On 12 February 1812, Lord Byron, perhaps the most outrageous and disreputable of the English poets, took the floor at the House of Lords to begin his maiden speech. A bill had recently been introduced that would impose a death penalty in response to the Luddites, the textile artisans rioting in opposition to the industrial revolution and wreaking mechanized looms. Byron made his maiden speech in defense of the artisans and decried industrialization. It might seem odd then that Byron’s daughter should be in the avant garde of the next wave of disruptive technologies –computing. Odder still, considering the stereotype of programmers: Byron himself was a promiscuous bi-sexual, the most flamboyant figure of the romantic movement, constantly in debt, and ever surrounded by scandal. Yet his only legitimate daughter was a mathematical genius and would be remembered as history’s first computer programmer.
Mathematics, it is fair to say, was not among the many passions that convulsed Byron’s short life. In Don Juan, Byron’s famous long poem, he used the character Donna Inez to portray the cold, mathematical bent of his wife, Anne Milbanke, which he had found so insufferable. In his eyes her ‘favourite science was… mathematical; her thoughts were theorems; she was a walking calculation’. When she legally separated from him, Milbanke privately cited a number of sins including incest with his half sister, Augusta Leigh, after who Milbanke and Byron’s daughter, Ada, had been named, and who, confusingly, it is speculated may have borne him a third child. As he lay dying of a fever in 1824, Lord Byron’s letter to his separated wife rested, unsent and unfinished, upon his desk. He had written to thank her for sending him a letter describing Ada, who he did not know. His daughter, Byron had read, was a budding mathematical genius.
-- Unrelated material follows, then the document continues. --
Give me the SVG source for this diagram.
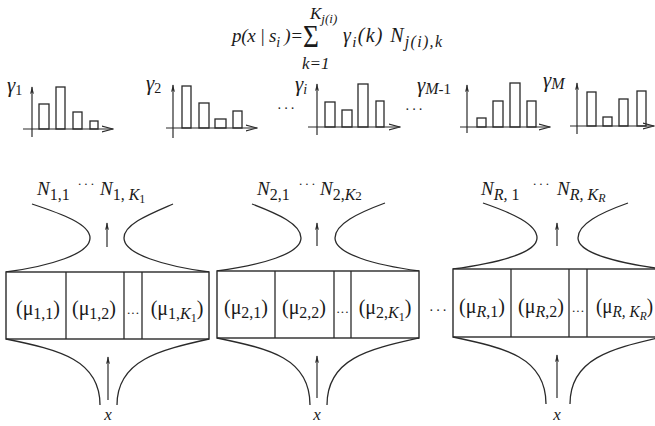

Eleven years after the death of her father, Ada first met Charles Babbage, who between 1837 and 1871 worked on his ‘analytical engine’. This was a hypothetical machine that could be used to perform various calculations, and which anticipate features that would appear again, a century later, in the first generation of computers. The analytical engine was also the first machine designed not to perform a specific task, but to perform any that a user should choose. An Italian mathematician, General Menabrea, published a Sketch of the Analytical Engine Invented by Charles Babbage, Esq. in 1842. Ada translated the text into English, and Babbage suggested that she should add some notes. The notes she added were longer than Menabrea’s original text, and included a detailed description of how, using the analytical engine if one were built, an operator could calculate the Bernoulli numbers, a sequence of numbers relevant to number theory in mathematics. This description has been cited as the world’s first computer program, and Ada, daughter of the defender of the Luddites, as the world’s first programmer.